Les zones économiques spéciales chinoises, l'illusion de la croissance ?

Par Sandra Poncet  |   |  440  mots
DR Sandra Poncet
A deux jours du déplacement de François Hollande et de plusieurs entrepreneurs français en Chine, Sandra Poncet, professeur à l'Ecole d'Economie de Paris et conseiller scientifique au CEPII, dresse un bilan mitigé des zones économiques spéciales dédiées aux exportations. La fiscalité attractive sur ces zones incite effectivement les investissements directs étrangers, mais offre à la Chine peu de perspectives de croissance...

Attirer des investissements directs étrangers a souvent été envisagé comme un moyen efficace pour promouvoir la montée en gamme de la production industrielle. Le premier canal est direct puisque la qualité des biens produits par les entreprises à capitaux étrangers est généralement supérieure à celle des entreprises nationales. Par différents effets de diffusion, la présence de multinationales peut aussi induire une amélioration des biens produits par les entreprises nationales.

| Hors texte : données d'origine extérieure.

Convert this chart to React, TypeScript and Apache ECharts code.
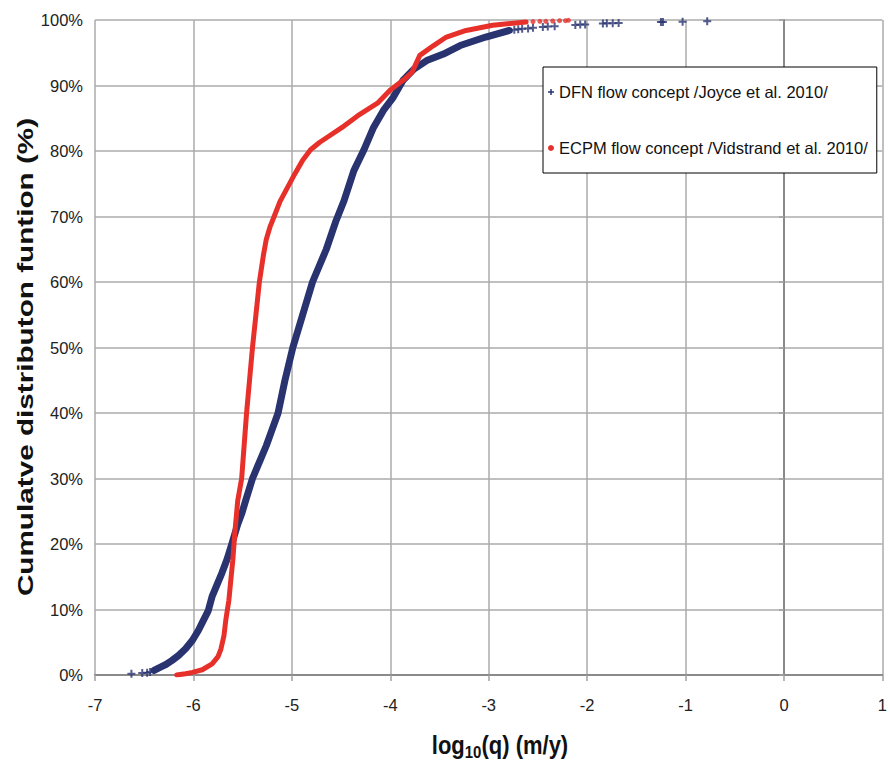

La Chine est probablement le pays le plus emblématique d'une stratégie dynamique d'attraction des entreprises étrangères. Depuis 1979, le gouvernement chinois a activement promu les entrées d'investissements directs étrangers (IDE) par diverses incitations fiscales dans l'espoir que la présence d'entreprises étrangères soutienne le processus de transformation structurelle. Depuis le début des années 2000, les autorités ont multiplié le nombre de zones ciblant les activités d'assemblage (« export processing zones »).

Mirage statistique
Dans le cas de la Chine, les autorités ont concentré les investissements étrangers et les activités de transformation dans des zones économiques spéciales (ZES) dédiées aux exportations : cette déconnexion structurelle et géographique entre les activités domestiques ordinaires d'un côté, et celles reposant sur la technologie importée et les entreprises étrangères de l'autre, a pu entraver la diffusion technologique.


 

Une étude du G-MonD récente suggère que ce choix délibéré a réduit les retombées potentielles et les gains de croissance provenant des activités d'assemblage et étrangères. En effet en concentrant les investissements étrangers et les activités de transformation dans des ZES dédiées aux exportations les autorités en ont limité l'enracinement local. Or l'appropriation domestique et l'insertion forte des entreprises dans l'économique locale sont essentielles pour que l'adoption de nouvelles technologies renforce la croissance. Ce travail indique qu'il est crucial de distinguer entre les différentes origines (domestique et étrangère) de la montée en gamme pour disposer d'un indicateur pertinent de la véritable adoption des technologies occidentales par les pays émergents et que la seule référence au volume des investissements directs étrangers ne saurait suffire. En effet dans le cas de la Chine, l'amélioration apparente des exportations pourrait n'être qu'un mirage statistique dans la mesure où elle provient uniquement des progrès des entreprises étrangères ou de la qualité des composants assemblés, sans qu'ils initient ou signalent une montée en gamme des entreprises nationales. En outre, dans ce contexte, les externalités et les bénéfices qui en sont attendus en termes de croissance semblent amoindris.